Di sisi lain, muncul narasi baru di kalangan anak muda tentang bagaimana memahami jihad. Survei Alvara Research Center dan Mata Air Foundation menunjukkan angka signifikan dalam penerimaan jihad untuk negara Islam di kalangan generasi milenial. Dari laporan survei ini, sebanyak 23,4 persen mahasiswa dan 23,3 persen pelajar SMA setuju berjihad untuk khilafah dan tegaknya negara Islam.
Survei ini melibatkan 1.800 mahasiswa dan 2.400 pelajar di seluruh Pulau Jawa dan kota besar di Indonesia.
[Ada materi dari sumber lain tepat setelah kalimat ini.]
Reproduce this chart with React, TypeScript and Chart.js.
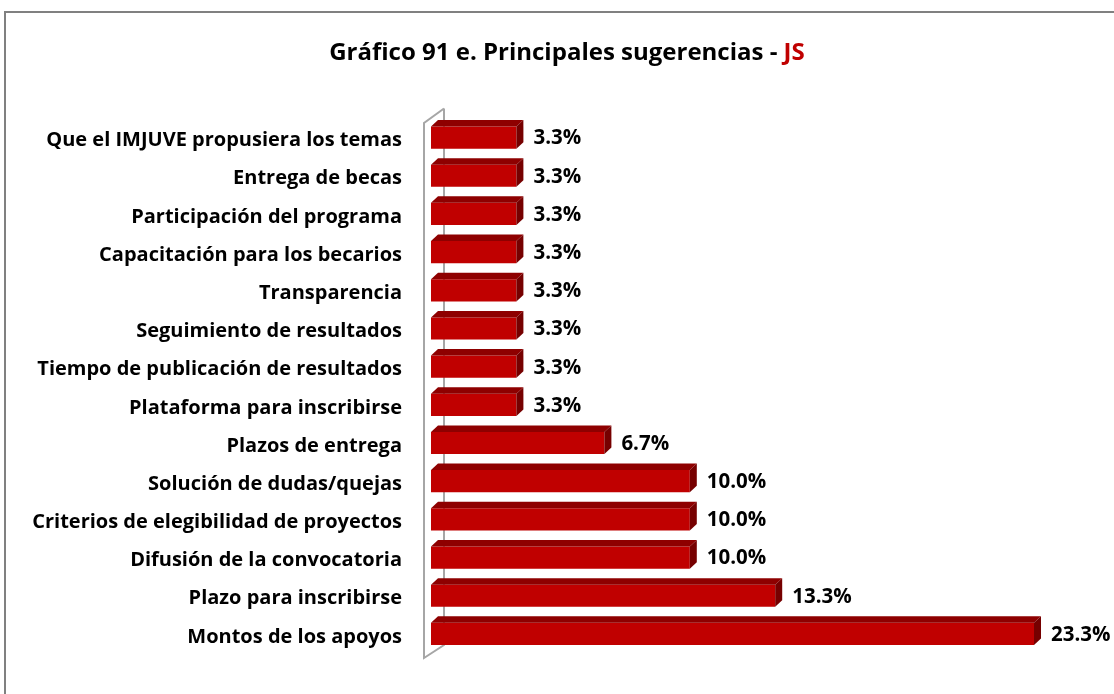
import { useEffect, useRef } from 'react';
import { Chart, registerables } from 'chart.js';

Chart.register(...registerables);

const categories = [
  'Que el IMJUVE propusiera los temas',
  'Entrega de becas',
  'Participación del programa',
  'Capacitación para los becarios',
  'Transparencia',
  'Seguimiento de resultados',
  'Tiempo de publicación de resultados',
  'Plataforma para inscribirse',
  'Plazos de entrega',
  'Solución de dudas/quejas',
  'Criterios de elegibilidad de proyectos',
  'Difusión de la convocatoria',
  'Plazo para inscribirse',
  'Montos de los apoyos',
];
const values = [3.3, 3.3, 3.3, 3.3, 3.3, 3.3, 3.3, 3.3, 6.7, 10.0, 10.0, 10.0, 13.3, 23.3];
const titleMain = 'Gráfico 91 e. Principales sugerencias - ';
const titleAccent = 'JS';

const FONT = '"Open Sans", "Noto Sans", sans-serif';
const FACE = '#C00000';
const TOP = '#8E0000';
const SIDE = '#760000';

const decorPlugin = {
  id: 'decor',
  beforeDraw(chart: any) {
    const ctx = chart.ctx;
    ctx.save();
    ctx.fillStyle = '#ffffff';
    ctx.fillRect(0, 0, chart.width, chart.height);
    ctx.strokeStyle = '#808080';
    ctx.lineWidth = 2;
    ctx.strokeRect(5, 12, chart.width + 20, chart.height + 20);
    // title
    ctx.font = `bold 24px ${FONT}`;
    ctx.textBaseline = 'alphabetic';
    const w1 = ctx.measureText(titleMain).width;
    const w2 = ctx.measureText(titleAccent).width;
    const x0 = 567 - (w1 + w2) / 2;
    ctx.fillStyle = '#000000';
    ctx.textAlign = 'left';
    ctx.fillText(titleMain, x0, 60);
    ctx.fillStyle = '#C00000';
    ctx.fillText(titleAccent, x0 + w1, 60);
    ctx.restore();
  },
  beforeDatasetsDraw(chart: any) {
    const ctx = chart.ctx;
    const { left, top, bottom } = chart.chartArea;
    ctx.save();
    ctx.strokeStyle = '#A6A6A6';
    ctx.lineWidth = 2;
    ctx.beginPath();
    ctx.moveTo(left + 13, top - 10);
    ctx.lineTo(left - 7, top + 4.5);
    ctx.lineTo(left - 7, bottom + 5);
    ctx.lineTo(left + 13, bottom - 8);
    ctx.lineTo(left + 13, top - 10);
    ctx.stroke();
    ctx.restore();
  },
  afterDatasetsDraw(chart: any) {
    const ctx = chart.ctx;
    const meta = chart.getDatasetMeta(0);
    const dx = 7;
    const dy = 6.5;
    ctx.save();
    meta.data.forEach((bar: any, i: number) => {
      const { x, y, base, height } = bar.getProps(['x', 'y', 'base', 'height'], true);
      const t = y - height / 2;
      const b = y + height / 2;
      ctx.fillStyle = TOP;
      ctx.beginPath();
      ctx.moveTo(base, t);
      ctx.lineTo(base + dx, t - dy);
      ctx.lineTo(x + dx, t - dy);
      ctx.lineTo(x, t);
      ctx.closePath();
      ctx.fill();
      ctx.fillStyle = SIDE;
      ctx.beginPath();
      ctx.moveTo(x, t);
      ctx.lineTo(x + dx, t - dy);
      ctx.lineTo(x + dx, b - dy);
      ctx.lineTo(x, b);
      ctx.closePath();
      ctx.fill();
      ctx.fillStyle = '#000000';
      ctx.font = `bold 20.5px ${FONT}`;
      ctx.textAlign = 'left';
      ctx.textBaseline = 'middle';
      ctx.fillText(values[i].toFixed(1) + '%', x + 17, y + 1);
    });
    ctx.restore();
  },
};

export default function App() {
  const ref = useRef<HTMLCanvasElement | null>(null);
  useEffect(() => {
    if (!ref.current) return;
    const chart = new Chart(ref.current, {
      type: 'bar',
      data: {
        labels: categories,
        datasets: [
          {
            data: values,
            backgroundColor: FACE,
            borderWidth: 0,
            barPercentage: 0.58,
            categoryPercentage: 1,
          },
        ],
      },
      options: {
        indexAxis: 'y',
        responsive: false,
        animation: false,
        layout: { padding: { left: 0, right: 36, top: 118.5, bottom: 32.5 } },
        plugins: { legend: { display: false }, title: { display: false }, tooltip: { enabled: false } },
        scales: {
          x: { display: false, min: 0, max: 25 },
          y: {
            grid: { display: false, drawTicks: false },
            border: { display: false },
            afterFit(scale: any) {
              scale.width = 431;
            },
            ticks: {
              padding: 29,
              labelOffset: 3,
              color: '#000000',
              font: { family: FONT, size: 20, weight: 'bold' },
            },
          },
        },
      },
      plugins: [decorPlugin],
    });
    return () => chart.destroy();
  }, []);
  return (
    <div style={{ position: 'fixed', left: 0, top: 0, width: 1114, height: 694, background: '#fff' }}>
      <canvas ref={ref} width={1114} height={694} style={{ display: 'block' }} />
    </div>
  );
}
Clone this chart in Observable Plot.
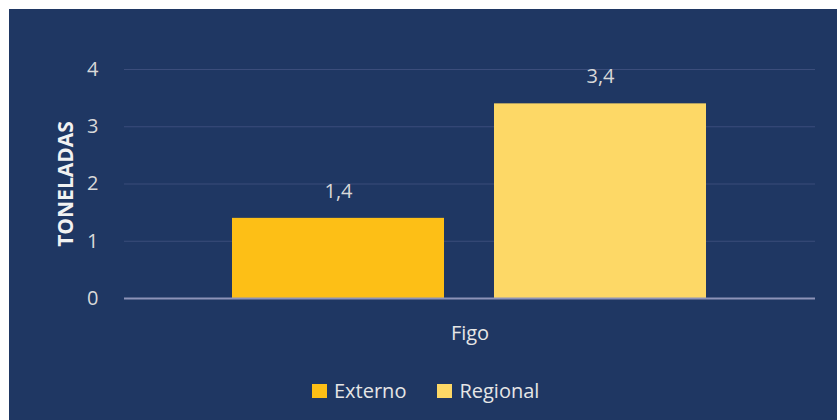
<!DOCTYPE html>
<html>
<head>
<meta charset="utf-8">
<script src="https://cdn.jsdelivr.net/npm/d3@7"></script>
<script src="https://cdn.jsdelivr.net/npm/@observablehq/plot@0.6"></script>
<style>
  html, body { margin: 0; padding: 0; background: #ffffff; }
  #wrap { position: absolute; left: 9px; top: 9px; width: 828px; height: 411px; background: #1f3763; overflow: hidden; }
  #chart { position: absolute; left: 0; top: 0; }
  #legend { position: absolute; left: 303px; top: 365px; }
  .lg-swatch { margin-right: 31px !important; }
  .lg-swatch > svg { margin-right: 7px !important; }
</style>
</head>
<body>
<div id="wrap"><div id="chart"></div><div id="legend"></div></div>
<script>
const categories = ["Figo"];
const series = ["Externo", "Regional"];
const values = [1.4, 3.4];
const yTicks = [0, 1, 2, 3, 4];
const colors = ["#fdbf16", "#fdd866"];
const yLabel = "TONELADAS";

const data = series.map((s, i) => ({
  cat: categories[0],
  series: s,
  value: values[i],
  label: String(values[i]).replace(".", ",")
}));

const font = "'Open Sans', sans-serif";

const chart = Plot.plot({
  width: 828,
  height: 355,
  marginLeft: 115,
  marginRight: 22,
  marginTop: 60,
  marginBottom: 66,
  style: { background: "transparent", fontFamily: font, color: "#d9d9d9", overflow: "visible" },
  fx: { domain: categories, padding: 0, label: null },
  x: { domain: series, paddingInner: 0.19, paddingOuter: 0.409, axis: null },
  y: { domain: [0, 4], label: null },
  color: { domain: series, range: colors },
  marks: [
    Plot.ruleY(yTicks.filter(t => t > 0), { stroke: "#3b4d7b", strokeWidth: 1 }),
    Plot.barY(data, { fx: "cat", x: "series", y: "value", fill: "series" }),
    Plot.ruleY([0], { stroke: "#8d93b8", strokeWidth: 2 }),
    Plot.text(data, { fx: "cat", x: "series", y: "value", text: "label", dy: -27, fill: "#d9d9d9", fontSize: 20 }),
    Plot.axisY({ ticks: yTicks, tickSize: 0, tickPadding: 26, fontSize: 20, label: null, tickFormat: d => String(d), color: "#d9d9d9" }),
    Plot.axisY({ ticks: [], tickSize: 0, label: yLabel, labelAnchor: "center", labelArrow: "none", labelOffset: 66, fontSize: 21, fontWeight: "bold", color: "#f2f2f2" }),
    Plot.axisFx({ anchor: "bottom", tickSize: 0, tickPadding: 27, fontSize: 20, label: null, color: "#e6e6e6" })
  ]
});
document.getElementById("chart").appendChild(chart);

const legend = Plot.legend({
  color: { domain: series, range: colors },
  swatchWidth: 15,
  swatchHeight: 14,
  className: "lg",
  style: { fontFamily: font, fontSize: "20px", color: "#e6e6e6", background: "transparent" }
});
document.getElementById("legend").appendChild(legend);
</script>
</body>
</html>
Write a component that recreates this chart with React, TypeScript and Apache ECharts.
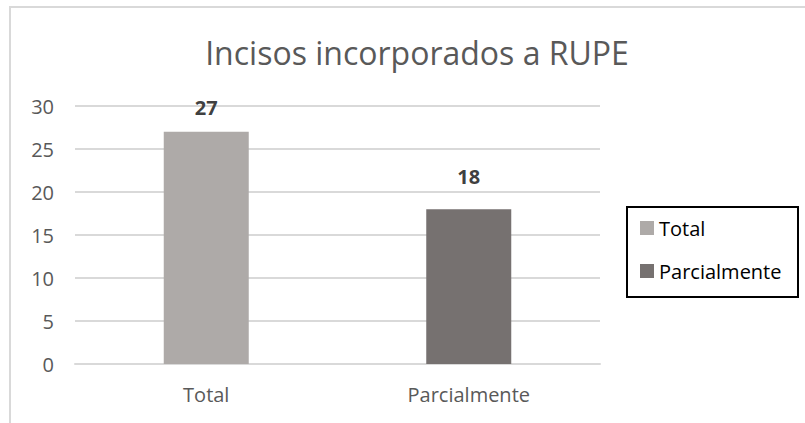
import React, { useEffect, useRef } from "react";
import * as echarts from "echarts";

const categories = ["Total", "Parcialmente"];
const values = [27, 18];
const barColors = ["#AEAAA8", "#767170"];
const labelDistances = [14, 23];
const yTicks = { min: 0, max: 30, interval: 5 };

export default function App() {
  const ref = useRef<HTMLDivElement>(null);
  useEffect(() => {
    if (!ref.current) return;
    const chart = echarts.init(ref.current, null, { renderer: "svg" });
    const font = "'Open Sans', 'Noto Sans', sans-serif";
    chart.setOption({
      animation: false,
      backgroundColor: "#ffffff",
      title: {
        text: "Incisos incorporados a RUPE",
        left: 412,
        textAlign: "center",
        top: 31,
        textStyle: { fontFamily: font, fontSize: 32, fontWeight: "normal", color: "#595959" },
      },
      grid: { left: 75, right: 205, top: 106, bottom: 59 },
      legend: {
        orient: "vertical",
        left: 635,
        top: 213,
        itemWidth: 14,
        itemHeight: 14,
        itemGap: 23,
        icon: "rect",
        textStyle: { fontFamily: font, fontSize: 20, color: "#000" },
        data: categories,
      },
      graphic: [
        { type: "rect", shape: { x: 10, y: 7, width: 820, height: 440 }, style: { fill: "none", stroke: "#d9d9d9", lineWidth: 2 }, silent: true },
        { type: "rect", shape: { x: 627, y: 207, width: 171, height: 90 }, style: { fill: "none", stroke: "#000", lineWidth: 2 }, silent: true },
      ],
      xAxis: {
        type: "category",
        data: categories,
        axisLine: { lineStyle: { color: "#d9d9d9", width: 2 } },
        axisTick: { show: false },
        axisLabel: { fontFamily: font, fontSize: 20, color: "#595959", margin: 20 },
      },
      yAxis: {
        type: "value",
        min: yTicks.min,
        max: yTicks.max,
        interval: yTicks.interval,
        axisLine: { show: false },
        axisTick: { show: false },
        splitLine: { lineStyle: { color: "#d9d9d9", width: 2 } },
        axisLabel: { fontFamily: font, fontSize: 20, color: "#595959", margin: 21 },
      },
      series: categories.map((c, i) => ({
        name: c,
        type: "bar",
        stack: "s",
        barWidth: 85,
        itemStyle: { color: barColors[i] },
        data: categories.map((_, j) => (j === i ? values[i] : null)),
        label: {
          show: true,
          position: "top",
          distance: labelDistances[i],
          fontFamily: font,
          fontSize: 20,
          fontWeight: "bold",
          color: "#404040",
        },
      })),
    });
    return () => chart.dispose();
  }, []);
  return <div ref={ref} style={{ position: "absolute", left: 0, top: 0, width: 805, height: 423 }} />;
}
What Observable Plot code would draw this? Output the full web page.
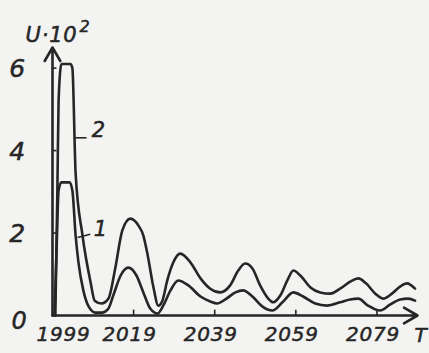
<!DOCTYPE html>
<html>
<head>
<meta charset="utf-8">
<script src="https://cdn.jsdelivr.net/npm/d3@7"></script>
<script src="https://cdn.jsdelivr.net/npm/@observablehq/plot@0.6"></script>
<style>
  html, body { margin: 0; padding: 0; background: #f3f3f1; }
  #chart { width: 429px; height: 353px; }
  #chart svg text { letter-spacing: 0.8px; }
</style>
</head>
<body>
<div id="chart"></div>
<script>
// Curve 2 (upper) : [T, U·10^2]
const curve2 = [
  [1999.7,0],[2000.2,3.0],[2000.5,5.2],[2001.2,6.1],[2003.4,6.1],[2003.9,6.0],[2004.7,3.45],
  [2006.4,1.94],[2008.4,0.8],[2009.4,0.36],[2011.1,0.29],[2012.8,0.41],[2014.5,1.16],
  [2016.2,2.06],[2018.2,2.35],[2020.2,2.18],[2021.4,1.94],[2022.4,1.5],[2023.9,0.68],
  [2025.1,0.24],[2026.1,0.36],[2027.3,0.85],[2028.8,1.29],[2030.5,1.5],[2033.0,1.29],
  [2035.5,0.9],[2037.9,0.65],[2040.4,0.56],[2042.8,0.73],[2044.8,1.09],[2046.5,1.26],
  [2048.3,1.14],[2050.2,0.73],[2052.2,0.41],[2053.4,0.32],[2055.2,0.49],[2056.9,0.85],
  [2058.4,1.09],[2060.1,0.97],[2062.6,0.68],[2065.0,0.56],[2067.5,0.53],[2069.9,0.65],
  [2072.4,0.82],[2074.4,0.9],[2076.3,0.78],[2078.6,0.53],[2080.5,0.41],[2082.7,0.53],
  [2084.7,0.7],[2086.4,0.78],[2088.4,0.65]
];
// Curve 1 (lower)
const curve1 = [
  [1999.5,0],[2000.0,1.58],[2000.5,3.03],[2001.2,3.23],[2003.2,3.23],[2003.9,3.03],
  [2004.7,1.94],[2005.4,1.29],[2006.6,0.61],[2007.9,0.22],[2009.6,0.07],[2011.3,0.07],
  [2012.8,0.17],[2014.0,0.49],[2015.8,0.97],[2017.7,1.16],[2019.7,0.97],[2021.4,0.56],
  [2023.1,0.17],[2024.9,0.05],[2026.3,0.24],[2028.1,0.61],[2030.0,0.85],[2032.5,0.73],
  [2035.5,0.46],[2037.9,0.34],[2039.6,0.29],[2041.9,0.41],[2044.1,0.56],[2046.0,0.61],
  [2048.3,0.46],[2050.7,0.22],[2053.2,0.12],[2055.7,0.32],[2058.4,0.56],[2060.8,0.46],
  [2063.8,0.29],[2066.7,0.24],[2069.9,0.32],[2072.4,0.39],[2074.4,0.41],[2076.8,0.24],
  [2079.8,0.12],[2082.3,0.27],[2084.7,0.39],[2086.7,0.41],[2088.4,0.36]
];
const xTicks = [1999, 2019, 2039, 2059, 2079];
const yTicks = [0, 2, 4, 6];
const xLabel = "T";
const yLabel = "U·10";
const yLabelSup = "2";
// curve labels: name, label position, leader start/end
const curveLabels = [
  {name: "2", t: 2010.4, v: 4.5, t1: 2004.5, t2: 2007.4, v1: 4.31, v2: 4.31},
  {name: "1", t: 2010.9, v: 2.1, t1: 2005.2, t2: 2008.3, v1: 1.89, v2: 1.97}
];

const ink = "#262626";
const font = "DejaVu Sans";
const pts2 = curve2.map(([t, v]) => ({t, v}));
const pts1 = curve1.map(([t, v]) => ({t, v}));
const txt = {fontStyle: "italic", fill: ink, stroke: ink, strokeWidth: 0.5};

const chart = Plot.plot({
  width: 429,
  height: 353,
  marginLeft: 52,
  marginRight: 12,
  marginTop: 47,
  marginBottom: 38,
  x: {domain: [1999, 2089], axis: null},
  y: {domain: [0, 6.5], axis: null},
  style: {background: "#f3f3f1", fontFamily: font, color: ink},
  marks: [
    // axes with arrows
    Plot.arrow([0], {x1: 1999, y1: 0, x2: 1999, y2: 6.5, stroke: ink, strokeWidth: 2.6, headLength: 9, bend: 0}),
    Plot.arrow([0], {x1: 1999, y1: 0, x2: 2089, y2: 0, stroke: ink, strokeWidth: 2.6, headLength: 9, bend: 0}),
    // ticks
    Plot.ruleX(xTicks.slice(1), {x: d => d, y1: 0, y2: 0.13, stroke: ink, strokeWidth: 1.6}),
    Plot.ruleY(yTicks.slice(1), {y: d => d, x1: 1999, x2: 2000.1, stroke: ink, strokeWidth: 1.6}),
    // curves
    Plot.line(pts2, {x: "t", y: "v", curve: "monotone-x", stroke: ink, strokeWidth: 2.6}),
    Plot.line(pts1, {x: "t", y: "v", curve: "monotone-x", stroke: ink, strokeWidth: 2.6}),
    // curve label leaders
    Plot.link(curveLabels, {x1: "t1", y1: "v1", x2: "t2", y2: "v2", stroke: ink, strokeWidth: 1.6}),
    Plot.text(curveLabels, {x: "t", y: "v", text: "name", fontSize: 21, ...txt}),
    // x tick labels
    Plot.text(xTicks.slice(0, 1), {x: d => d, y: 0, text: d => String(d), dx: 11, dy: 19, fontSize: 20, ...txt}),
    Plot.text(xTicks.slice(1), {x: d => d, y: 0, text: d => String(d), dx: -4, dy: 19, fontSize: 20, ...txt}),
    // y tick labels
    Plot.text(yTicks.slice(1), {x: 1999, y: d => d, text: d => String(d), dx: -35, dy: 1, fontSize: 25, ...txt}),
    Plot.text(yTicks.slice(0, 1), {x: 1999, y: d => d, text: d => String(d), dx: -33, dy: 6, fontSize: 24, ...txt}),
    // axis labels
    Plot.text([xLabel], {x: 2089, y: 0, text: d => d, dx: -3, dy: 20, textAnchor: "start", fontSize: 20, ...txt}),
    Plot.text([yLabel], {x: 1999, y: 6.5, text: d => d, dx: -27, dy: -12, textAnchor: "start", fontSize: 21, ...txt}),
    Plot.text([yLabelSup], {x: 1999, y: 6.5, text: d => d, dx: 27, dy: -21, textAnchor: "start", fontSize: 16, ...txt})
  ]
});
document.getElementById("chart").appendChild(chart);
</script>
</body>
</html>
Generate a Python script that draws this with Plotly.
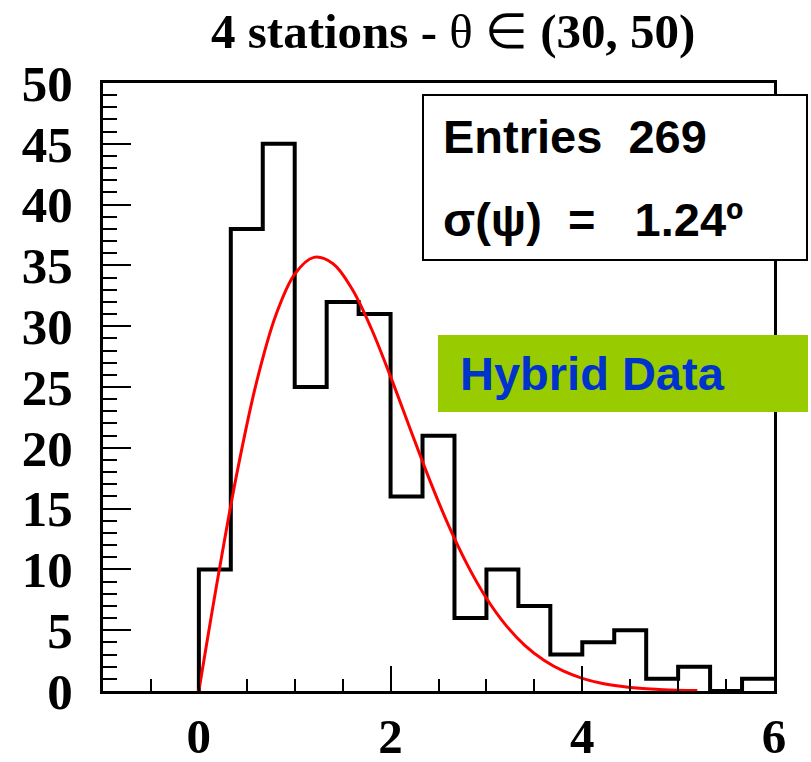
import plotly.graph_objects as go

# ---- data ----
bin_width = 1.0 / 3.0
counts = [10, 38, 45, 25, 32, 31, 16, 21, 6, 10, 7, 3, 4, 5, 1, 2, 0, 1]
bin_edges = [i * bin_width for i in range(len(counts) + 1)]

fit_x = [0.0, 0.2, 0.4, 0.6, 0.8, 1.0, 1.2, 1.4, 1.6, 1.8, 2.0, 2.2, 2.4, 2.6,
         2.8, 3.0, 3.2, 3.4, 3.6, 3.8, 4.0, 4.2, 4.4, 4.6, 4.8, 5.0, 5.2]
fit_y = [0.0, 9.37, 18.03, 25.34, 30.84, 34.29, 35.66, 35.14, 33.04, 29.79,
         25.85, 21.65, 17.51, 13.70, 10.39, 7.63, 5.44, 3.76, 2.53, 1.65,
         1.04, 0.64, 0.39, 0.22, 0.13, 0.07, 0.04]

x_ticks = [0, 2, 4, 6]
y_ticks = [0, 5, 10, 15, 20, 25, 30, 35, 40, 45, 50]

title_text = "<b>4 stations - </b>θ ∈ <b>(30, 50)</b>"
entries_text = "<b>Entries\u00a0\u00a0269</b>"
sigma_text = "<b>σ(ψ)\u00a0\u00a0=\u00a0\u00a0\u00a01.24º</b>"
label_text = "<b>Hybrid Data</b>"

# ---- figure ----
hist_x = [bin_edges[0]] + bin_edges[:-1] + [bin_edges[-1]]
hist_y = [0] + counts + [counts[-1]]

fig = go.Figure()
fig.add_trace(go.Scatter(x=hist_x, y=hist_y, mode="lines", line_shape="hv",
                         line=dict(color="black", width=4), showlegend=False,
                         hoverinfo="skip"))
fig.add_trace(go.Scatter(x=fit_x, y=fit_y, mode="lines", line_shape="spline",
                         line=dict(color="#ff0000", width=3), showlegend=False,
                         hoverinfo="skip"))

L, R, T, B = 103, 37, 83, 71
W, H = 811, 762
pw, ph = W - L - R, H - T - B


def px(xp):
    return (xp - L) / pw


def py(yp):
    return (H - B - yp) / ph


tickfont = dict(family="Liberation Serif", size=51, color="black", weight="bold")
xtickfont = dict(family="Liberation Serif", size=49, color="black", weight="bold")

fig.update_layout(
    width=W, height=H,
    margin=dict(l=L, r=R, t=T, b=B, pad=0, autoexpand=False),
    paper_bgcolor="white", plot_bgcolor="white",
    xaxis=dict(range=[-1, 6], tickvals=x_ticks, ticks="inside", ticklen=25,
               tickwidth=1.5, tickcolor="black",
               minor=dict(dtick=0.5, tick0=0, ticks="inside", ticklen=12,
                          tickwidth=1.5, tickcolor="black"),
               showline=True, linecolor="black", linewidth=3, mirror=True,
               showgrid=False, zeroline=False, tickfont=xtickfont,
               ticklabelstandoff=0, automargin=False),
    yaxis=dict(range=[0, 50], tickvals=y_ticks, ticks="inside", ticklen=28,
               tickwidth=1.5, tickcolor="black",
               minor=dict(dtick=1, tick0=0, ticks="inside", ticklen=14,
                          tickwidth=1.5, tickcolor="black"),
               showline=True, linecolor="black", linewidth=3, mirror=True,
               showgrid=False, zeroline=False, tickfont=tickfont,
               ticklabelstandoff=17, automargin=False),
)

fig.add_annotation(text=title_text, xref="paper", yref="paper",
                   x=px(453), y=py(31), xanchor="center", yanchor="middle",
                   showarrow=False,
                   font=dict(family="Liberation Serif", size=49, color="black"))

# stats box
fig.add_shape(type="rect", xref="paper", yref="paper",
              x0=px(423), x1=px(807), y0=py(260), y1=py(95),
              line=dict(color="black", width=2), fillcolor="white", layer="above")
fig.add_annotation(text=entries_text, xref="paper", yref="paper",
                   x=px(441), y=py(136), xanchor="left", yanchor="middle",
                   showarrow=False,
                   font=dict(family="Liberation Sans", size=47, color="black"))
fig.add_annotation(text=sigma_text, xref="paper", yref="paper",
                   x=px(441), y=py(220), xanchor="left", yanchor="middle",
                   showarrow=False,
                   font=dict(family="Liberation Sans", size=47, color="black"))

# Hybrid Data label
fig.add_shape(type="rect", xref="paper", yref="paper",
              x0=px(438), x1=px(808), y0=py(412), y1=py(335),
              line=dict(width=0), fillcolor="#99cc00", layer="above")
fig.add_annotation(text=label_text, xref="paper", yref="paper",
                   x=px(458), y=py(374), xanchor="left", yanchor="middle",
                   showarrow=False,
                   font=dict(family="Liberation Sans", size=47, color="#0033cc"))

fig.write_html("out.html")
Diselenggarakan pada 1 September – 10 Oktober 2017, survei ini dilakukan dengan wawancara tatap muka (face to face interview). Pada survei ini mayoritas responden mahasiswa tingkat 2 dan 3, atau yang saat ini semester 3 dan 6, dengan presentase 27,7 persen dan 27,4 persen.
Dari laporan survei ini, responden pelajar seimbang pria dan perempuan. Responden perempuan yang memakai hijab sebanyak 80 persen. Dari responden yang ada, jurusan IPA 64 persen, IPS 34 persen, dan bahasa 2 persen. Dari jumlah ini, mayoritas responden berusia 16 tahun sebanyak 38,2 persen, serta 17 tahun sebanyak 35,7 persen. Secara mayoritas, amaliyah keagamaan Nahdliyyin maulid 86,9 persen, qunut subuh 67,2 persen, tarawih 23 rakaat 43,3 persen, dan ziarah kubur 79,4 persen.
Dari laporan kedua survei ini, ada tantangan besar yang menghadang generasi milenial, yakni tantangan untuk memahami kebinekaan sebagai nilai budaya, hingga problem relasi agama dan keindonesiaan. Perlu ada strategi nyata untuk menggerakkan anak muda negeri ini memahami identitas kebangsaan, yang bersandar pada nilai-nilai kebinekaan, kesadaran kultural, dan komunikasi yang terbuka lintas etnis dan agama.
Nilai-nilai kepahlawanan harus diresapi bagi generasi milenial untuk membangun semangat kebangsaan, kebersamaan, dan keindonesiaan kita. Media sosial menjadi ruang kontestasi untuk menyebarkan gagasan keindonesiaan kita. Nilai pengabdian, etos perjuangan, kegigihan untuk menegakkan Indonesia harus dikontekstualkan pada masa sekarang, pada zaman now. Caranya? Merawat semangat keindonesiaan, kebinekaan, dan kedaulatan berbangsa pada zaman ini. Di era digital, era big data, pertarungan di ranah e-commerce, bisnis digital menjadi bagian dari tanggung jawab bersama.
Kita harus mendorong generasi milenial untuk pahlawan di ranah kontestasi digital masa kini. Lapisan generasi milenial yang memiliki kepercayaan diri, super kreatif, pekerja keras, dan terkoneksi dengan jaringan luas di lintas negara, menjadi pahlawan masa kini, pejuang pada zaman now untuk merawat marwah keindonesiaan kita.